Dataset extract:
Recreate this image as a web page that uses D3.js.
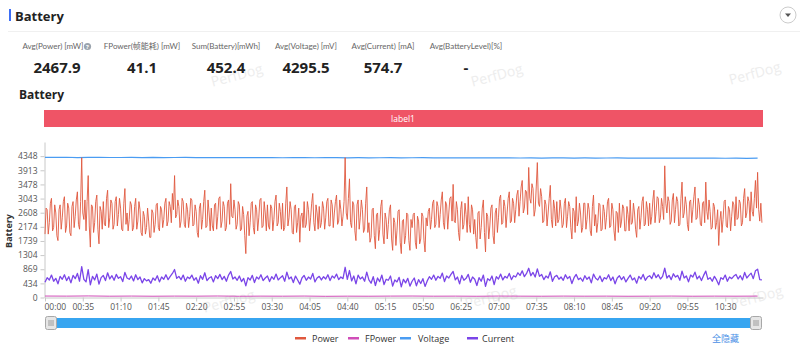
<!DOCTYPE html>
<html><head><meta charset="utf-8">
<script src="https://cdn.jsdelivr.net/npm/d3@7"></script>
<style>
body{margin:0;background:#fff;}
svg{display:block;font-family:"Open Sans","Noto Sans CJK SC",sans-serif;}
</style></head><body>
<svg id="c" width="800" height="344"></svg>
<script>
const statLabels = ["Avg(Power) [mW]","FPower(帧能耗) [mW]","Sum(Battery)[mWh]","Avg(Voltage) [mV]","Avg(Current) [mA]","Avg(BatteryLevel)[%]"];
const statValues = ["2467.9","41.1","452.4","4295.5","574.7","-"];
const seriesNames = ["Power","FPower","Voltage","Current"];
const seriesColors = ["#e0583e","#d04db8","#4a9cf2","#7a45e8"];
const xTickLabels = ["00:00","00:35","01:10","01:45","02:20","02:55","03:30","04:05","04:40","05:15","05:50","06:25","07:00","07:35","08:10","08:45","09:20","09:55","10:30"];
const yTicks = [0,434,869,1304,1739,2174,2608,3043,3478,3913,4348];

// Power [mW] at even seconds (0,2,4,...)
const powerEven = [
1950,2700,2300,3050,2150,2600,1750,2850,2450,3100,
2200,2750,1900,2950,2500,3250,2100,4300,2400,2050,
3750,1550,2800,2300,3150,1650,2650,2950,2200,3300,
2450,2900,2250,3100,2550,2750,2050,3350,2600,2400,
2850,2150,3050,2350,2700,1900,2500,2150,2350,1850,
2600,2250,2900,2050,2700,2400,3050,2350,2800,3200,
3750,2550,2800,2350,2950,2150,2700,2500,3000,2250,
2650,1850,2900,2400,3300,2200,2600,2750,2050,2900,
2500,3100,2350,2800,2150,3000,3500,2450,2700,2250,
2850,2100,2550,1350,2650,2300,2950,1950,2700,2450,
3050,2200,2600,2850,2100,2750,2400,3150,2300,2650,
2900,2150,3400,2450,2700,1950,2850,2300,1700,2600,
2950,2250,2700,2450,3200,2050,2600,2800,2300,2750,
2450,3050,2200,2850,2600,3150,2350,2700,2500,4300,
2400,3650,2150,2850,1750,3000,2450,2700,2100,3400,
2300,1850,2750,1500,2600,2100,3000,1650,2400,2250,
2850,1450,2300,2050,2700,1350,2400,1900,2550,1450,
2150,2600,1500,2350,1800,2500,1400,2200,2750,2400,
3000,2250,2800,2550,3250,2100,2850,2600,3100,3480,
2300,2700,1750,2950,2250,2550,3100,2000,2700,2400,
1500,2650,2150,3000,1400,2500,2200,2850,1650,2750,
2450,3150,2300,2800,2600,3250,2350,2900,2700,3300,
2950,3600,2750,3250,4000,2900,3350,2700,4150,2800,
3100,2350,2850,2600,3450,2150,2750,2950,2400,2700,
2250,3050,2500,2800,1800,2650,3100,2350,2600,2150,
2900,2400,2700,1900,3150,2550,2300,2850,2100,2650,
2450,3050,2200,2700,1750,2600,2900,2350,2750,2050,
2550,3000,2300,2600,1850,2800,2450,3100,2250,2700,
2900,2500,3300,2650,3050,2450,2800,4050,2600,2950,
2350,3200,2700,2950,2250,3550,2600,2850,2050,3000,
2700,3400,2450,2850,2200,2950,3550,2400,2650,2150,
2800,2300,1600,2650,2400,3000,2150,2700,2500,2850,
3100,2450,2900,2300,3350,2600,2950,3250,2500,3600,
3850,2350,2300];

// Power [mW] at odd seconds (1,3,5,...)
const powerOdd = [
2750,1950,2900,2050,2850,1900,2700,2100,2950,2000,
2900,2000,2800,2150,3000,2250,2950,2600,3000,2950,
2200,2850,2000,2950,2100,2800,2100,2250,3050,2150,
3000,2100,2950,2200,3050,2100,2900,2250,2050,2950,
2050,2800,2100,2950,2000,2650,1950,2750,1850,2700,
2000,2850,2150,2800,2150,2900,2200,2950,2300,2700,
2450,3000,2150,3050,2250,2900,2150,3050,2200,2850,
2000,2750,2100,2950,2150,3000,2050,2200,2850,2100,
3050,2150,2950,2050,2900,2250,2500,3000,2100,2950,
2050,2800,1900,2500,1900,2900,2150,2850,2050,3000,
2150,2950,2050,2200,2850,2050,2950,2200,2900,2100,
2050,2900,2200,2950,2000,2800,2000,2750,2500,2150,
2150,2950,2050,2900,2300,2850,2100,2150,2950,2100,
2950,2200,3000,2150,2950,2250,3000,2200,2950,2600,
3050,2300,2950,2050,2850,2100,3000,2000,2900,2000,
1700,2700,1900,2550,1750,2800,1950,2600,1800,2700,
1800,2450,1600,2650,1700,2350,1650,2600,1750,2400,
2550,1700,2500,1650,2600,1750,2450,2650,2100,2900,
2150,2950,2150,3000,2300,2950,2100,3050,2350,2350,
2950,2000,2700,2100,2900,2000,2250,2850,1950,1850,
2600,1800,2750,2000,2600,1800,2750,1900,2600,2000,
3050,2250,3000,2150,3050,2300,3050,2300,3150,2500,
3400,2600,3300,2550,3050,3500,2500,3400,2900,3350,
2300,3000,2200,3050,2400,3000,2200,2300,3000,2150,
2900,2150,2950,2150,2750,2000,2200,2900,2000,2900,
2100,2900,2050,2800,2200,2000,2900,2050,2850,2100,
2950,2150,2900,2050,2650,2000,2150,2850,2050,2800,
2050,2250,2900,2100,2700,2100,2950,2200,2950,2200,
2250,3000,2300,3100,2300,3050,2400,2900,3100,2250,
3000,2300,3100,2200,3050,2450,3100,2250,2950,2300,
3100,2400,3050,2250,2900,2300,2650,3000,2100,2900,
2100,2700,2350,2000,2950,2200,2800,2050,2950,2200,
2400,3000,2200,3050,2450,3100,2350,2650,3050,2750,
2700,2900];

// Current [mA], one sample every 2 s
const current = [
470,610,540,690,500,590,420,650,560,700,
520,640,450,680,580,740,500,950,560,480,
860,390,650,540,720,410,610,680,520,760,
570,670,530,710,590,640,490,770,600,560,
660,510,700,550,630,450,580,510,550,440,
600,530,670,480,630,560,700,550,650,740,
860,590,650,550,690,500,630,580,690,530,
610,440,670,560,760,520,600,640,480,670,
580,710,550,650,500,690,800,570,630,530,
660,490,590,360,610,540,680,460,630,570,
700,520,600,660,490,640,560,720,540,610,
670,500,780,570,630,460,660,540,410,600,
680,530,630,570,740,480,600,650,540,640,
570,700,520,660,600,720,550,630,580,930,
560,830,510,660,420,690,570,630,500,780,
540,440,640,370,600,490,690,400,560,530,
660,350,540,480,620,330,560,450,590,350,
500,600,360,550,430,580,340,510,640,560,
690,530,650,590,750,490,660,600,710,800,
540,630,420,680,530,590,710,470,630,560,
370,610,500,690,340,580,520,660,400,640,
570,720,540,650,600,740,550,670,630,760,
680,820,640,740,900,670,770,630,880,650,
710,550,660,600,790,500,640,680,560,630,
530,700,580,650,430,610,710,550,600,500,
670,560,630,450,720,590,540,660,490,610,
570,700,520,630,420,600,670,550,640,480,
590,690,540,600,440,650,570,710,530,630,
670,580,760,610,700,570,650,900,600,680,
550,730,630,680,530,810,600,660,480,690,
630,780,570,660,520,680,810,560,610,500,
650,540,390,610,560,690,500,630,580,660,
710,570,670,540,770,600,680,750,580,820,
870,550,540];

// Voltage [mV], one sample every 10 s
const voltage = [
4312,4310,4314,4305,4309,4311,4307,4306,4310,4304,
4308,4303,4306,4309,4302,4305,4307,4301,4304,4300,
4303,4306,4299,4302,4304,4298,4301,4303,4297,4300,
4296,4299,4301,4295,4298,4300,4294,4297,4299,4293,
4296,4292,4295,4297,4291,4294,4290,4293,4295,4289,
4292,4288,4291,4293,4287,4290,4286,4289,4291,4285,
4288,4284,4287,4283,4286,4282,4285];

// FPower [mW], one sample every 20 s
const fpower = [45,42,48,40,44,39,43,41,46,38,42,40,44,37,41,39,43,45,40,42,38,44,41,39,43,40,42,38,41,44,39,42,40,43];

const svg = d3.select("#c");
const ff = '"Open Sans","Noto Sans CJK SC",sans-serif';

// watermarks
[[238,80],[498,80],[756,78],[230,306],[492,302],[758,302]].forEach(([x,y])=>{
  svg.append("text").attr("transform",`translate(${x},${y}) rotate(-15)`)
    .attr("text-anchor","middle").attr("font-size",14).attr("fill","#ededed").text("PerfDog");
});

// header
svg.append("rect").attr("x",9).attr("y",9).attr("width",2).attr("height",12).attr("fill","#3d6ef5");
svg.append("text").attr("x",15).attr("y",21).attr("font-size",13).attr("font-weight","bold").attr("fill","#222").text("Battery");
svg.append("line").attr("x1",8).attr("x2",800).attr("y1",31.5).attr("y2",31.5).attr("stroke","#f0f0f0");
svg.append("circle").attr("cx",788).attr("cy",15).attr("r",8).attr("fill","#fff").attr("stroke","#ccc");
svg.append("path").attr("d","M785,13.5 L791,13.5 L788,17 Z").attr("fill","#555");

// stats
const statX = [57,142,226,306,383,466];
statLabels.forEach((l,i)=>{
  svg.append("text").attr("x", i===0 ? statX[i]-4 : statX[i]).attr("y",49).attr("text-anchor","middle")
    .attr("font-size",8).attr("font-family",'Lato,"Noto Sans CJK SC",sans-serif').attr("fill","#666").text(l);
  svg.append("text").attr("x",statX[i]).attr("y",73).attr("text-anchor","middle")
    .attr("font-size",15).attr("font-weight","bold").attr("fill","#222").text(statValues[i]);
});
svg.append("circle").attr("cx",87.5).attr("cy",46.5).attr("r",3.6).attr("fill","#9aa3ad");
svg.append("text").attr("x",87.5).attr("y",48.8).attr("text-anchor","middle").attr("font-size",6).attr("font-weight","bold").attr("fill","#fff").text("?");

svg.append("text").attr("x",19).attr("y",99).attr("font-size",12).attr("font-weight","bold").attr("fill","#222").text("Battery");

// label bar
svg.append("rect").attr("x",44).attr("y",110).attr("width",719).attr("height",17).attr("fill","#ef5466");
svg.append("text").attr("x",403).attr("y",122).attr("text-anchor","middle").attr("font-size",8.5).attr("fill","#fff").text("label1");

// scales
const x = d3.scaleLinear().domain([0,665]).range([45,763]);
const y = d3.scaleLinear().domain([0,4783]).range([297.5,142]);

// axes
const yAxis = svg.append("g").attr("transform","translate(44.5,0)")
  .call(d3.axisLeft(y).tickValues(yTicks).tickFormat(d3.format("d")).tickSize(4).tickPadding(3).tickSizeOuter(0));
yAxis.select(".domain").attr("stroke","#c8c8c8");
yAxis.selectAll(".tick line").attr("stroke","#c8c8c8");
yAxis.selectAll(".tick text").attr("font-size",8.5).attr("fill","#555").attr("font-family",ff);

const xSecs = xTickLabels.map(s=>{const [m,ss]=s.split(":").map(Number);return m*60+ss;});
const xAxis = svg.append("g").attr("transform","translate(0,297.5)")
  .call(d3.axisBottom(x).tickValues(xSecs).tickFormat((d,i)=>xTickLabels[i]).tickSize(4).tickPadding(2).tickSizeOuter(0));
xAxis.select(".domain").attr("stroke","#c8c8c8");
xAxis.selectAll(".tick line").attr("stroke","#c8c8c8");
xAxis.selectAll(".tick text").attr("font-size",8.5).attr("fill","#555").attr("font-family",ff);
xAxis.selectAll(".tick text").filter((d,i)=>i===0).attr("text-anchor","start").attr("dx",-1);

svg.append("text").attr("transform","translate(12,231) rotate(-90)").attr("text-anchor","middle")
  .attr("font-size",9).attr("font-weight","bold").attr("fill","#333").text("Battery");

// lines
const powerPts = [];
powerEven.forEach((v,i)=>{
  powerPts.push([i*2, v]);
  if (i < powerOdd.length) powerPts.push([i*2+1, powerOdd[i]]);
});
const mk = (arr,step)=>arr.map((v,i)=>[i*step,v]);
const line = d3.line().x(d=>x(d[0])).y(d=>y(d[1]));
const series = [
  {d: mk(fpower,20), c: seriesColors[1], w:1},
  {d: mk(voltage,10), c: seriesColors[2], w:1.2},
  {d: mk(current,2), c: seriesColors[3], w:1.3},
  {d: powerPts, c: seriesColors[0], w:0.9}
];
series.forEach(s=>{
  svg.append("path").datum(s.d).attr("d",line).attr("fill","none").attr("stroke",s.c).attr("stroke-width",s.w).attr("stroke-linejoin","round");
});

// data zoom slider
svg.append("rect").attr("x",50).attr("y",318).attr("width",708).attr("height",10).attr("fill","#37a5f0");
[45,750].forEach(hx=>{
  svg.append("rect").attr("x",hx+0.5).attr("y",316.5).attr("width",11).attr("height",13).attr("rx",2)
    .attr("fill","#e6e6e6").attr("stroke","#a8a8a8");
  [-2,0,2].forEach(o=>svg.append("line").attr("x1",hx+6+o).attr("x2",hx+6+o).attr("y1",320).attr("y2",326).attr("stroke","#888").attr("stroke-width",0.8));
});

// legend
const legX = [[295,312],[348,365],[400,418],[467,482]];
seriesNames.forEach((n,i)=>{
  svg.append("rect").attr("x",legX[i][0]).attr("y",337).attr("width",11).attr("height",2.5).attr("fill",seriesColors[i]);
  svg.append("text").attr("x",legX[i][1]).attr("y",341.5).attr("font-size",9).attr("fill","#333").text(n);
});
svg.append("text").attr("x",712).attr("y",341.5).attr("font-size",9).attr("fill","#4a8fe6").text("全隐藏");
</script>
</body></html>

Written task: Repeat the listing above up to and including the line with "yTicks = [0,434,869,1304,1739,2174,2608,3043,3478,3913,4348];", starting from its first line. Drop any pictures.

The output:
Recreate this image as a web page that uses D3.js.
<!DOCTYPE html>
<html><head><meta charset="utf-8">
<script src="https://cdn.jsdelivr.net/npm/d3@7"></script>
<style>
body{margin:0;background:#fff;}
svg{display:block;font-family:"Open Sans","Noto Sans CJK SC",sans-serif;}
</style></head><body>
<svg id="c" width="800" height="344"></svg>
<script>
const statLabels = ["Avg(Power) [mW]","FPower(帧能耗) [mW]","Sum(Battery)[mWh]","Avg(Voltage) [mV]","Avg(Current) [mA]","Avg(BatteryLevel)[%]"];
const statValues = ["2467.9","41.1","452.4","4295.5","574.7","-"];
const seriesNames = ["Power","FPower","Voltage","Current"];
const seriesColors = ["#e0583e","#d04db8","#4a9cf2","#7a45e8"];
const xTickLabels = ["00:00","00:35","01:10","01:45","02:20","02:55","03:30","04:05","04:40","05:15","05:50","06:25","07:00","07:35","08:10","08:45","09:20","09:55","10:30"];
const yTicks = [0,434,869,1304,1739,2174,2608,3043,3478,3913,4348];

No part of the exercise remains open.